La production des moteurs sera assurée par l’usine de Brixworth en charge des propulseurs hybrides de la F1. Ces derniers sont au cœur de cette Mercedes de route vraiment spectaculaire. C’est ainsi que la One embarque en position centrale arrière un V6 1,6 litre à injection directe, quatre soupapes par cylindre et quatre arbres à cames en tête, couplé à une boîte robotisée à 8 rapports. Grâce à l’adjonction d’un moteur électrique de 122 ch connecté à un turbocompresseur permettant de récupérer une partie de l’énergie cinétique dissipée à la décélération, il affiche 680 ch. La puissance totale de la One culmine à 1 050 chevaux grâce au concours de deux machines électriques de 120 kW (163 ch) installées dans chacune des roues avant. Ces moteurs alimentés par une batterie de grande capacité seront capables d’assurer une autonomie électrique d’environ 20 km. La One passerait la borne des 200 km/h en moins de 6 secondes et pourrait dépasser 350 km/h.

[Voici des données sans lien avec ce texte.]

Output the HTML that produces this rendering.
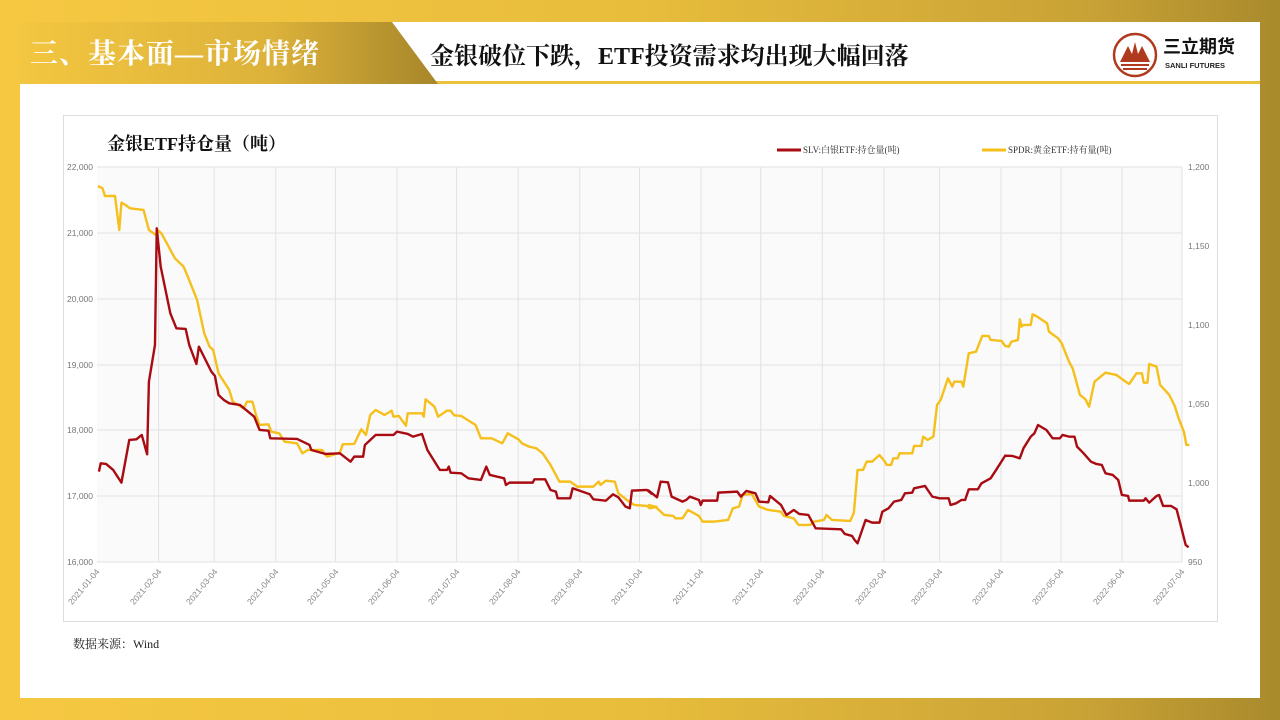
<!DOCTYPE html>
<html><head><meta charset="utf-8"><style>
*{margin:0;padding:0;box-sizing:border-box}
body{width:1280px;height:720px;overflow:hidden;background:linear-gradient(90deg,#f6c842 0%,#e8bd3c 50%,#c9a236 85%,#a98a2c 100%);font-family:"Liberation Serif","Noto Serif CJK SC",serif;position:relative}
.card{position:absolute;left:20px;top:22px;width:1240px;height:676px;background:#fff}
.hd{position:absolute;left:20px;top:22px;width:1240px;height:62px;background:#fff;border-bottom:3px solid #e9c13c}
.gold{position:absolute;left:20px;top:22px;width:418px;height:62px;background:linear-gradient(90deg,#f3c640 0%,#dcb23a 60%,#a7862a 100%);clip-path:polygon(0 0,372px 0,418px 62px,0 62px)}
.t1{position:absolute;left:30px;top:32px;font-size:28px;font-weight:bold;color:#fff;font-family:"Liberation Serif","Noto Serif CJK SC",serif;letter-spacing:1px}
.t2{position:absolute;left:430px;top:36px;font-size:24px;font-weight:bold;color:#111}
.logo{position:absolute;left:1163px;top:33px;font-size:18px;font-weight:bold;color:#111;font-family:"Liberation Sans","Noto Sans CJK SC",sans-serif}
.logo2{position:absolute;left:1165px;top:61px;font-size:7.5px;font-weight:bold;color:#222;font-family:"Liberation Sans",sans-serif}
.box{position:absolute;left:63px;top:115px;width:1155px;height:507px;border:1px solid #ddd}
.src{position:absolute;left:73px;top:635px;font-size:12px;color:#222}
</style></head><body>
<div class="card"></div>
<div class="hd"></div>
<div class="gold"></div>
<div class="t1">三、基本面—市场情绪</div>
<div class="t2">金银破位下跌，ETF投资需求均出现大幅回落</div>
<svg style="position:absolute;left:1112px;top:32px" width="46" height="46" viewBox="0 0 46 46">
<circle cx="23" cy="23" r="21" fill="none" stroke="#b03a1e" stroke-width="2.5"/>
<path d="M8 30 L16 14 L20 22 L23 10 L26 22 L30 14 L38 30 Z" fill="#b03a1e"/>
<rect x="9" y="32" width="28" height="2" fill="#b03a1e"/><rect x="11" y="36" width="24" height="2" fill="#b03a1e"/>
</svg>
<div class="logo">三立期货</div>
<div class="logo2">SANLI FUTURES</div>
<div class="box"></div>
<div class="src">数据来源：Wind</div>
<svg style="position:absolute;left:0;top:0" width="1280" height="720" font-family="Liberation Sans, sans-serif">
<rect x="97" y="167" width="1085" height="395" fill="#fafafa"/>
<g stroke="#e2e2e2" stroke-width="1">
<line x1="97" x2="1182" y1="167" y2="167"/><line x1="97" x2="1182" y1="233" y2="233"/><line x1="97" x2="1182" y1="299" y2="299"/><line x1="97" x2="1182" y1="365" y2="365"/><line x1="97" x2="1182" y1="430" y2="430"/><line x1="97" x2="1182" y1="496" y2="496"/><line x1="97" x2="1182" y1="562" y2="562"/>
<line x1="158.6" x2="158.6" y1="167" y2="562"/><line x1="214.2" x2="214.2" y1="167" y2="562"/><line x1="275.8" x2="275.8" y1="167" y2="562"/><line x1="335.4" x2="335.4" y1="167" y2="562"/><line x1="397" x2="397" y1="167" y2="562"/><line x1="456.6" x2="456.6" y1="167" y2="562"/><line x1="518.2" x2="518.2" y1="167" y2="562"/><line x1="579.8" x2="579.8" y1="167" y2="562"/><line x1="639.5" x2="639.5" y1="167" y2="562"/><line x1="701" x2="701" y1="167" y2="562"/><line x1="760.7" x2="760.7" y1="167" y2="562"/><line x1="822.3" x2="822.3" y1="167" y2="562"/><line x1="884" x2="884" y1="167" y2="562"/><line x1="939.6" x2="939.6" y1="167" y2="562"/><line x1="1001" x2="1001" y1="167" y2="562"/><line x1="1061" x2="1061" y1="167" y2="562"/><line x1="1122" x2="1122" y1="167" y2="562"/><line x1="1182" x2="1182" y1="167" y2="562"/>
</g>
<g font-size="8.5" fill="#777" text-anchor="end">
<text x="93" y="170">22,000</text><text x="93" y="236">21,000</text><text x="93" y="302">20,000</text><text x="93" y="368">19,000</text><text x="93" y="433">18,000</text><text x="93" y="499">17,000</text><text x="93" y="565">16,000</text>
</g>
<g font-size="8.5" fill="#777">
<text x="1188" y="170">1,200</text><text x="1188" y="249">1,150</text><text x="1188" y="328">1,100</text><text x="1188" y="407">1,050</text><text x="1188" y="486">1,000</text><text x="1188" y="565">950</text>
</g>
<g font-size="8.5" fill="#888" text-anchor="end">
<text transform="translate(100,572) rotate(-50)">2021-01-04</text>
<text transform="translate(162,572) rotate(-50)">2021-02-04</text>
<text transform="translate(218,572) rotate(-50)">2021-03-04</text>
<text transform="translate(279,572) rotate(-50)">2021-04-04</text>
<text transform="translate(339,572) rotate(-50)">2021-05-04</text>
<text transform="translate(400,572) rotate(-50)">2021-06-04</text>
<text transform="translate(460,572) rotate(-50)">2021-07-04</text>
<text transform="translate(521,572) rotate(-50)">2021-08-04</text>
<text transform="translate(583,572) rotate(-50)">2021-09-04</text>
<text transform="translate(643,572) rotate(-50)">2021-10-04</text>
<text transform="translate(704,572) rotate(-50)">2021-11-04</text>
<text transform="translate(764,572) rotate(-50)">2021-12-04</text>
<text transform="translate(825,572) rotate(-50)">2022-01-04</text>
<text transform="translate(887,572) rotate(-50)">2022-02-04</text>
<text transform="translate(943,572) rotate(-50)">2022-03-04</text>
<text transform="translate(1004,572) rotate(-50)">2022-04-04</text>
<text transform="translate(1064,572) rotate(-50)">2022-05-04</text>
<text transform="translate(1125,572) rotate(-50)">2022-06-04</text>
<text transform="translate(1185,572) rotate(-50)">2022-07-04</text>
</g>
<text x="107" y="150" font-size="18" font-weight="bold" fill="#111" font-family="Liberation Serif, Noto Serif CJK SC, serif">金银ETF持仓量（吨）</text>
<line x1="777" x2="801" y1="150" y2="150" stroke="#a80c12" stroke-width="3"/>
<text x="803" y="153" font-size="9" fill="#333" font-family="Liberation Serif, Noto Serif CJK SC, serif">SLV:白银ETF:持仓量(吨)</text>
<line x1="982" x2="1006" y1="150" y2="150" stroke="#f5bf1c" stroke-width="3"/>
<text x="1008" y="153" font-size="9" fill="#333" font-family="Liberation Serif, Noto Serif CJK SC, serif">SPDR:黄金ETF:持有量(吨)</text>
<g fill="none" stroke-width="2.4" stroke-linejoin="round">
<g transform="translate(90,160) scale(0.357,0.3333)">
<polyline vector-effect="non-scaling-stroke" stroke="#f5bf1c" points="22,78 35,85 42,108 70,108 82,210 88,128 100,135 112,145 150,150 165,210 185,225 192,212 200,220 238,295 262,320 272,345 300,420 320,520 335,560 345,570 360,640 390,690 400,725 430,745 440,725 455,725 465,765 475,795 500,793 508,815 530,820 545,845 580,850 595,880 610,870 650,870 660,885 665,890 700,878 708,853 740,852 760,808 773,825 785,765 800,750 825,765 845,752 850,770 865,768 885,797 890,760 930,760 935,770 940,718 965,740 975,770 1000,752 1010,752 1020,766 1040,768 1080,795 1095,835 1125,835 1155,850 1170,820 1200,838 1210,850 1230,860 1250,865 1268,880 1290,915 1315,965 1345,965 1365,980 1410,980 1425,965 1430,975 1445,962 1470,965 1480,1000 1510,1025 1525,1035 1560,1038 1568,1045 1590,1040"/>
<polyline vector-effect="non-scaling-stroke" stroke="#a80c12" points="25,935 30,910 45,912 65,930 88,968 110,840 130,838 145,825 160,883 165,665 182,555 187,205 198,320 225,460 242,505 268,507 278,555 298,612 305,560 340,635 350,648 360,705 375,720 390,730 420,735 460,770 475,810 500,812 505,835 580,837 615,855 620,870 660,882 700,880 730,905 740,890 765,890 770,855 800,825 850,825 860,815 890,822 905,830 930,822 945,870 980,930 1000,930 1005,920 1010,938 1040,940 1060,955 1095,960 1110,920 1120,945 1160,955 1165,975 1175,968 1240,968 1245,958 1275,958 1290,990 1305,995 1310,1015 1345,1015 1352,985 1400,1003 1410,1018 1445,1022 1465,1003 1480,1012 1500,1040 1512,1045 1518,992 1560,990 1575,1003"/>
</g>
<g transform="translate(631.5,160) scale(0.3646,0.3333)">
<polyline vector-effect="non-scaling-stroke" stroke="#f5bf1c" points="45,1035 65,1040 90,1065 115,1068 120,1075 140,1075 155,1050 185,1068 195,1085 225,1085 265,1080 278,1045 295,1040 305,1005 330,1002 350,1040 375,1050 410,1055 418,1068 445,1075 458,1095 490,1095 500,1085 528,1080 535,1065 550,1080 600,1083 610,1058 620,930 635,930 645,905 660,905 680,885 695,905 700,915 712,915 718,895 730,895 735,880 770,880 775,858 795,858 800,830 812,840 828,830 838,735 848,720 868,655 880,680 885,665 905,665 910,680 925,580 945,575 962,528 980,528 985,540 1015,543 1025,558 1035,560 1042,545 1060,540 1065,478 1070,500 1075,495 1095,495 1100,463 1110,468 1140,490 1145,515 1170,535 1180,550 1200,605 1210,625 1230,705 1245,718 1255,740 1270,665 1300,638 1330,645 1355,665 1365,672 1385,640 1400,640 1405,668 1415,668 1420,612 1440,620 1450,675 1475,705 1490,738 1500,773 1515,815 1522,855 1530,855"/>
<polyline vector-effect="non-scaling-stroke" stroke="#a80c12" points="45,990 70,1012 80,965 100,967 110,1010 140,1025 150,1020 160,1010 185,1020 190,1035 195,1022 235,1022 238,998 290,995 300,1010 315,993 340,1000 350,1025 375,1027 380,1008 410,1035 425,1065 445,1050 460,1062 485,1065 505,1105 575,1108 585,1122 605,1128 612,1140 620,1150 642,1080 660,1088 680,1088 688,1055 705,1045 720,1025 740,1020 750,1000 770,998 775,985 805,978 825,1010 845,1015 870,1015 875,1035 890,1030 905,1020 915,1020 925,988 950,988 960,970 985,955 1000,930 1025,887 1045,888 1065,895 1075,865 1095,830 1105,820 1115,795 1138,810 1155,835 1175,835 1182,825 1200,830 1215,830 1222,860 1240,880 1260,905 1275,912 1290,915 1300,940 1320,945 1335,960 1345,1005 1362,1008 1365,1022 1405,1022 1410,1015 1420,1028 1440,1008 1447,1005 1458,1038 1480,1038 1495,1048 1505,1090 1520,1155 1528,1162"/>
</g>
</g>
</svg>
</body></html>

Le plus grand défi auquel est confronté Mercedes est de faire fonctionner cette usine à gaz dans toutes les situations sans avoir à recourir à une armée d’ingénieurs. Sans surprise, le tarif de plus de 2,5 millions d’euros n’a pas dissuadé les amateurs. La division AMG a reçu quatre fois plus de demandes que les 275 unités qui seront produites à partir de fin 2019.
● Toyota GR Super Sport: interrogation nippone
Les déçus pourront peut-être se reporter sur la Toyota GR Super Sport présentée au dernier salon de Tokyo. Étroitement dérivé du prototype TS050 victorieux au Mans, ce véhicule donne un avant-goût de ce que pourrait être la prochaine génération des supercars Toyota. Sa chaîne de traction hybride se compose d’un V6 biturbo à injection directe d’essence de 2,4 litres, couplé avec une machine électrique pour fournir une puissance de 1 000 ch répartie sur les quatre roues.
Enfin, Ferrari et Porsche, pourtant les papes des supercars et des séries limitées exclusives, sont pour le moment les grands absents de cette nouvelle offensive. À Maranello comme à Zuffenhausen, le réveil ne devrait pas tarder.